The equitable right which the deceased income beneficiary had when he died ripened into an enforceable claim only after his death. That right was part of the assets of the deceased which vested in his representative on deceased’s death. Under our system of administering estates the assets of a deceased must be reduced to possession by the estate representative and then be paid out as directed by statute. Submit, on notice, decree settling the account and directing payment of the fund in question to the administrator of the estate of the deceased income beneficiary.

On reargument, December 8, 1942.

Delehanty, S.

Beargument is sought of the decision of the court heretofore made directing payment of the fund in controversy in this estate to the administrator of the estate of the life beneficiary.

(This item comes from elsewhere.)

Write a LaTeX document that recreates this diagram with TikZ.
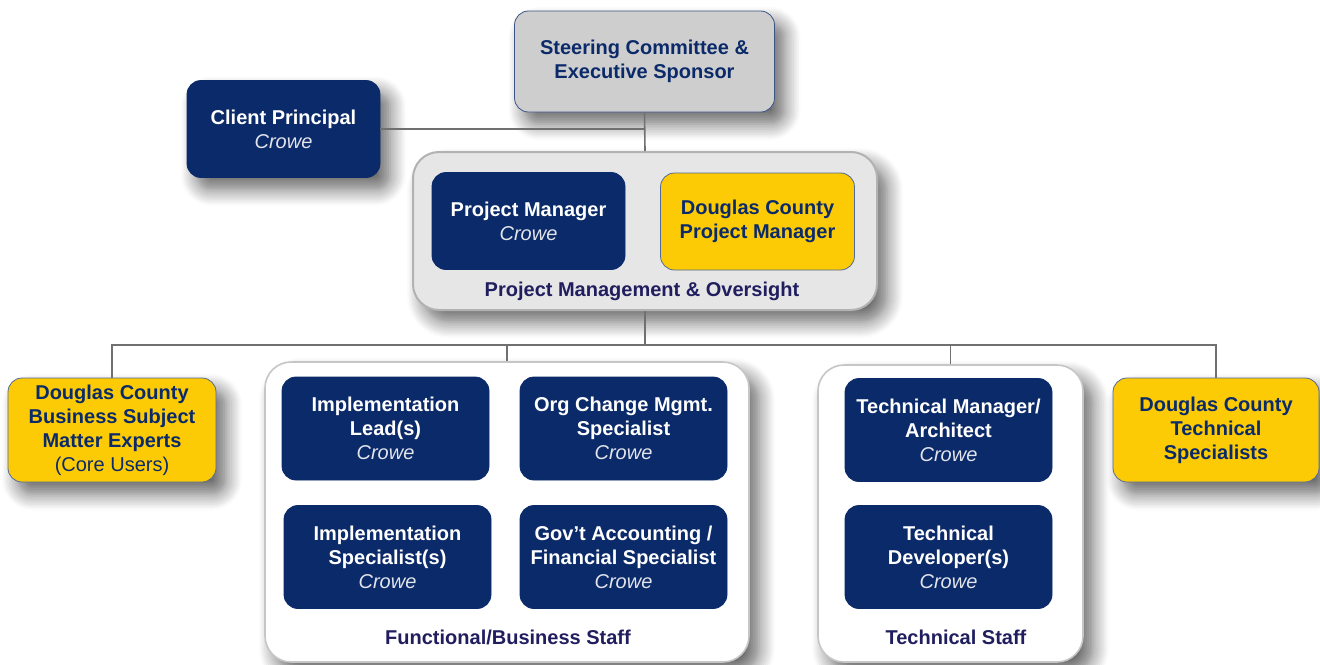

The point now urged was fully covered by the decision heretofore made and such decision is in all respects adhered to. The attention of the moving party is called to the case of Sarver v. Towne (285 N. Y. 264) where the Chief Judge writing for a unanimous Court of Appeals said (p. 271): “A. continuing lien arose from service of the garnishee order but no property passed to the Sheriff or to the judgment creditor or the trustee in bankruptcy until a part of the income was collected.” See also Matter of Edelmuth (265 App. Div. 20). No useful purpose is served by restating the views of the court already declared in the decision heretofore made. It is the view of the court that the fact of death of the life beneficiary before any of the fund now in controversy was due to him requires that the fund pass for administration through his estate.

The decree to be entered in the accounting proceeding may recite the making of this motion for reargument and the disposition of it by the court. Proceed accordingly.